SET PROBLEM ->
Drop every picture, then transcribe the remaining data exactly.

PROVIDED DATA ->
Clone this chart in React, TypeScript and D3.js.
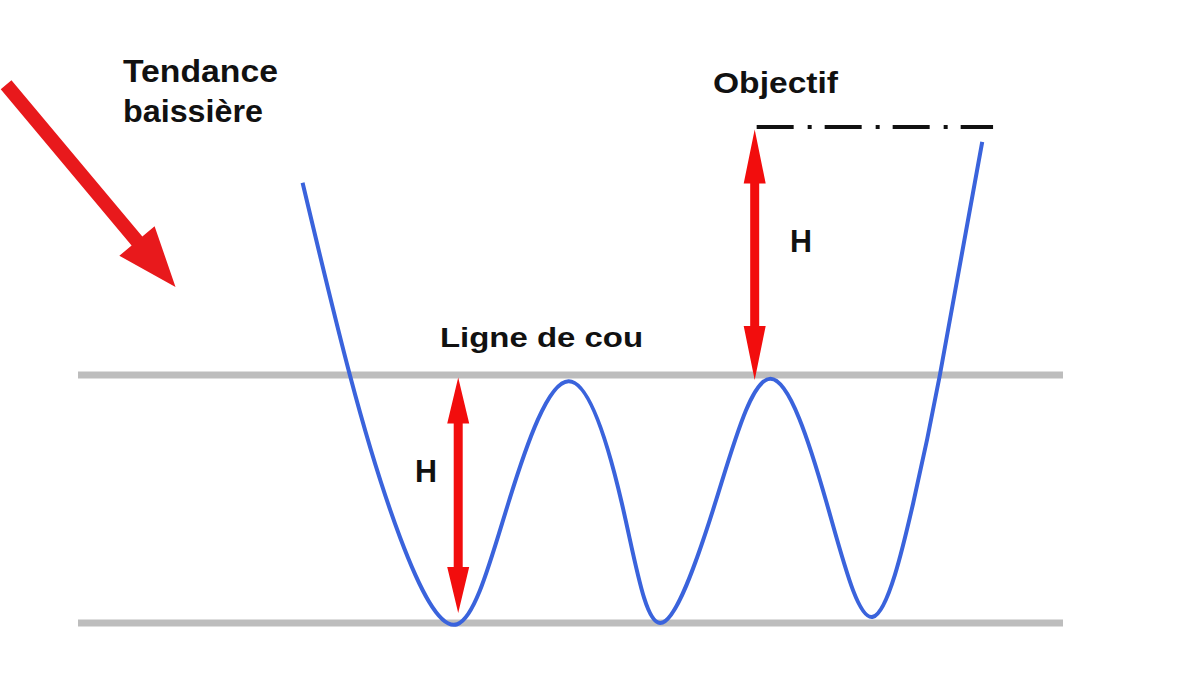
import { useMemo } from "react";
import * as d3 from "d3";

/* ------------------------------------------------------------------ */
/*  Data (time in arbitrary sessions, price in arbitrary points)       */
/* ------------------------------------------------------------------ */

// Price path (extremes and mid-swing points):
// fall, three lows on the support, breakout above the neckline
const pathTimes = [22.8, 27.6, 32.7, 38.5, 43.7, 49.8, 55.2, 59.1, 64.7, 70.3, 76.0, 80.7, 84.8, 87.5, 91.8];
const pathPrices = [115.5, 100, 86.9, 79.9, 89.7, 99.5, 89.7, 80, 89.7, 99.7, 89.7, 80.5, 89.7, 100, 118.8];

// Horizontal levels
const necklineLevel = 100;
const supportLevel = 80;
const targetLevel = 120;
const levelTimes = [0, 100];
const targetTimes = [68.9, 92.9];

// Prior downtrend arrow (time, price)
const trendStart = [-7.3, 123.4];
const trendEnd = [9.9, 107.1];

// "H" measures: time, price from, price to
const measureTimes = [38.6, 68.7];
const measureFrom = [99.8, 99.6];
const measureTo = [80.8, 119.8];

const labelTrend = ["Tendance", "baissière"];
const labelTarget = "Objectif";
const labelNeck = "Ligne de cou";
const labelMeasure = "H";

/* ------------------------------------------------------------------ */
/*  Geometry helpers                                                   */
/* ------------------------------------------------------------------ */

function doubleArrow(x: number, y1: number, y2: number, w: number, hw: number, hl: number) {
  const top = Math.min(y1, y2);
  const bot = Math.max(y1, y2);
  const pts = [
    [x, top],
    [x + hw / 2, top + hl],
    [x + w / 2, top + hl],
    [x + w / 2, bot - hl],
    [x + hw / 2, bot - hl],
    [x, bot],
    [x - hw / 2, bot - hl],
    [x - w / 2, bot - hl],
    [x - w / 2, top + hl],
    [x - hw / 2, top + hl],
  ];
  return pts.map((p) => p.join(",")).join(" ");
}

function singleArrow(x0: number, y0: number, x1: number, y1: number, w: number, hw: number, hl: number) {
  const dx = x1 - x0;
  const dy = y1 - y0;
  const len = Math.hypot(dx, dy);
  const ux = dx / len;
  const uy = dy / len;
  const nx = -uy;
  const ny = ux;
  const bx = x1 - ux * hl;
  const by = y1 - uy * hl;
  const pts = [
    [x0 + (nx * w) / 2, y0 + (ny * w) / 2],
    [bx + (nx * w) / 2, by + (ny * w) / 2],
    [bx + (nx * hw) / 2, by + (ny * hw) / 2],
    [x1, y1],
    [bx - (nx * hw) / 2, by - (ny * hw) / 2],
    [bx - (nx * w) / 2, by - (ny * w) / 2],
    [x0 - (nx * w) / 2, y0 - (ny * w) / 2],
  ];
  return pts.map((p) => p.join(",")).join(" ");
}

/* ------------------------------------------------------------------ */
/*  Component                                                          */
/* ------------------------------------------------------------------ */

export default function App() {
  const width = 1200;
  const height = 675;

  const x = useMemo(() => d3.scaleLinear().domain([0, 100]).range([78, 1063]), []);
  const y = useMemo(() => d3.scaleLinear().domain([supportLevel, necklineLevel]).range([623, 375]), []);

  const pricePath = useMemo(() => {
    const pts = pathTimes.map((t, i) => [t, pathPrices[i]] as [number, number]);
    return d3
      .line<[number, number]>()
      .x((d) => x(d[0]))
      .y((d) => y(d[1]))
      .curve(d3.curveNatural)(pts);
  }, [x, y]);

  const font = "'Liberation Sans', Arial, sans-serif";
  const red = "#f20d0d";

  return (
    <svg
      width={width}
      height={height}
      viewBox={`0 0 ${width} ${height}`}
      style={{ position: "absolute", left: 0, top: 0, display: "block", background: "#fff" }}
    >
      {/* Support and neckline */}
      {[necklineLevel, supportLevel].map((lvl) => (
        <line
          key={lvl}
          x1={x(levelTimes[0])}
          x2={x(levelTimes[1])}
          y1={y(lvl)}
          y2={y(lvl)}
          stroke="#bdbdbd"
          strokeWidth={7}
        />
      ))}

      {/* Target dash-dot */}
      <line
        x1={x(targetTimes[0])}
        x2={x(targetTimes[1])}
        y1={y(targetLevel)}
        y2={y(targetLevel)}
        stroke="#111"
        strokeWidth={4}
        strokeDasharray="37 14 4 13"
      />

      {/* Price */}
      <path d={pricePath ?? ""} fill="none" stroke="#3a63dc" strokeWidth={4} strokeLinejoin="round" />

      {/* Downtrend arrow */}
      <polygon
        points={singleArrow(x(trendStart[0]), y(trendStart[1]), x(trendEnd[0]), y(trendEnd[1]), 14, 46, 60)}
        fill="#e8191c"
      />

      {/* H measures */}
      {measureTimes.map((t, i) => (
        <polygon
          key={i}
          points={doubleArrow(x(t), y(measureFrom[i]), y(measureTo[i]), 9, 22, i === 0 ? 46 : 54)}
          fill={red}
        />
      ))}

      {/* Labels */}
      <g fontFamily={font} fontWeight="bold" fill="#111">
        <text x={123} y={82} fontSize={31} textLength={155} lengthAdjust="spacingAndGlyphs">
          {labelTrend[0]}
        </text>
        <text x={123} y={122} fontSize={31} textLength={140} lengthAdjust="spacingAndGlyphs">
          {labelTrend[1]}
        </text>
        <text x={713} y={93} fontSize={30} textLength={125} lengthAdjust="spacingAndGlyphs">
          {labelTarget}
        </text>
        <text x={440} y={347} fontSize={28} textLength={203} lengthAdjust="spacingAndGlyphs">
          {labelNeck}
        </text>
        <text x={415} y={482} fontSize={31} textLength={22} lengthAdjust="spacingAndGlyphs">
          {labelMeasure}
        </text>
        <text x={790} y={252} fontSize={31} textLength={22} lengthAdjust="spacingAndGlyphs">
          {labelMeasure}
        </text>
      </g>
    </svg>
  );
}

REPLY ->
Clone this chart in React, TypeScript and D3.js.
import { useMemo } from "react";
import * as d3 from "d3";

/* ------------------------------------------------------------------ */
/*  Data (time in arbitrary sessions, price in arbitrary points)       */
/* ------------------------------------------------------------------ */

// Price path (extremes and mid-swing points):
// fall, three lows on the support, breakout above the neckline
const pathTimes = [22.8, 27.6, 32.7, 38.5, 43.7, 49.8, 55.2, 59.1, 64.7, 70.3, 76.0, 80.7, 84.8, 87.5, 91.8];
const pathPrices = [115.5, 100, 86.9, 79.9, 89.7, 99.5, 89.7, 80, 89.7, 99.7, 89.7, 80.5, 89.7, 100, 118.8];

// Horizontal levels
const necklineLevel = 100;
const supportLevel = 80;
const targetLevel = 120;
const levelTimes = [0, 100];
const targetTimes = [68.9, 92.9];

// Prior downtrend arrow (time, price)
const trendStart = [-7.3, 123.4];
const trendEnd = [9.9, 107.1];

// "H" measures: time, price from, price to
const measureTimes = [38.6, 68.7];
const measureFrom = [99.8, 99.6];
const measureTo = [80.8, 119.8];

const labelTrend = ["Tendance", "baissière"];
const labelTarget = "Objectif";
const labelNeck = "Ligne de cou";
const labelMeasure = "H";

/* ------------------------------------------------------------------ */
/*  Geometry helpers                                                   */
/* ------------------------------------------------------------------ */

function doubleArrow(x: number, y1: number, y2: number, w: number, hw: number, hl: number) {
  const top = Math.min(y1, y2);
  const bot = Math.max(y1, y2);
  const pts = [
    [x, top],
    [x + hw / 2, top + hl],
    [x + w / 2, top + hl],
    [x + w / 2, bot - hl],
    [x + hw / 2, bot - hl],
    [x, bot],
    [x - hw / 2, bot - hl],
    [x - w / 2, bot - hl],
    [x - w / 2, top + hl],
    [x - hw / 2, top + hl],
  ];
  return pts.map((p) => p.join(",")).join(" ");
}

function singleArrow(x0: number, y0: number, x1: number, y1: number, w: number, hw: number, hl: number) {
  const dx = x1 - x0;
  const dy = y1 - y0;
  const len = Math.hypot(dx, dy);
  const ux = dx / len;
  const uy = dy / len;
  const nx = -uy;
  const ny = ux;
  const bx = x1 - ux * hl;
  const by = y1 - uy * hl;
  const pts = [
    [x0 + (nx * w) / 2, y0 + (ny * w) / 2],
    [bx + (nx * w) / 2, by + (ny * w) / 2],
    [bx + (nx * hw) / 2, by + (ny * hw) / 2],
    [x1, y1],
    [bx - (nx * hw) / 2, by - (ny * hw) / 2],
    [bx - (nx * w) / 2, by - (ny * w) / 2],
    [x0 - (nx * w) / 2, y0 - (ny * w) / 2],
  ];
  return pts.map((p) => p.join(",")).join(" ");
}

/* ------------------------------------------------------------------ */
/*  Component                                                          */
/* ------------------------------------------------------------------ */

export default function App() {
  const width = 1200;
  const height = 675;

  const x = useMemo(() => d3.scaleLinear().domain([0, 100]).range([78, 1063]), []);
  const y = useMemo(() => d3.scaleLinear().domain([supportLevel, necklineLevel]).range([623, 375]), []);

  const pricePath = useMemo(() => {
    const pts = pathTimes.map((t, i) => [t, pathPrices[i]] as [number, number]);
    return d3
      .line<[number, number]>()
      .x((d) => x(d[0]))
      .y((d) => y(d[1]))
      .curve(d3.curveNatural)(pts);
  }, [x, y]);

  const font = "'Liberation Sans', Arial, sans-serif";
  const red = "#f20d0d";

  return (
    <svg
      width={width}
      height={height}
      viewBox={`0 0 ${width} ${height}`}
      style={{ position: "absolute", left: 0, top: 0, display: "block", background: "#fff" }}
    >
      {/* Support and neckline */}
      {[necklineLevel, supportLevel].map((lvl) => (
        <line
          key={lvl}
          x1={x(levelTimes[0])}
          x2={x(levelTimes[1])}
          y1={y(lvl)}
          y2={y(lvl)}
          stroke="#bdbdbd"
          strokeWidth={7}
        />
      ))}

      {/* Target dash-dot */}
      <line
        x1={x(targetTimes[0])}
        x2={x(targetTimes[1])}
        y1={y(targetLevel)}
        y2={y(targetLevel)}
        stroke="#111"
        strokeWidth={4}
        strokeDasharray="37 14 4 13"
      />

      {/* Price */}
      <path d={pricePath ?? ""} fill="none" stroke="#3a63dc" strokeWidth={4} strokeLinejoin="round" />

      {/* Downtrend arrow */}
      <polygon
        points={singleArrow(x(trendStart[0]), y(trendStart[1]), x(trendEnd[0]), y(trendEnd[1]), 14, 46, 60)}
        fill="#e8191c"
      />

      {/* H measures */}
      {measureTimes.map((t, i) => (
        <polygon
          key={i}
          points={doubleArrow(x(t), y(measureFrom[i]), y(measureTo[i]), 9, 22, i === 0 ? 46 : 54)}
          fill={red}
        />
      ))}

      {/* Labels */}
      <g fontFamily={font} fontWeight="bold" fill="#111">
        <text x={123} y={82} fontSize={31} textLength={155} lengthAdjust="spacingAndGlyphs">
          {labelTrend[0]}
        </text>
        <text x={123} y={122} fontSize={31} textLength={140} lengthAdjust="spacingAndGlyphs">
          {labelTrend[1]}
        </text>
        <text x={713} y={93} fontSize={30} textLength={125} lengthAdjust="spacingAndGlyphs">
          {labelTarget}
        </text>
        <text x={440} y={347} fontSize={28} textLength={203} lengthAdjust="spacingAndGlyphs">
          {labelNeck}
        </text>
        <text x={415} y={482} fontSize={31} textLength={22} lengthAdjust="spacingAndGlyphs">
          {labelMeasure}
        </text>
        <text x={790} y={252} fontSize={31} textLength={22} lengthAdjust="spacingAndGlyphs">
          {labelMeasure}
        </text>
      </g>
    </svg>
  );
}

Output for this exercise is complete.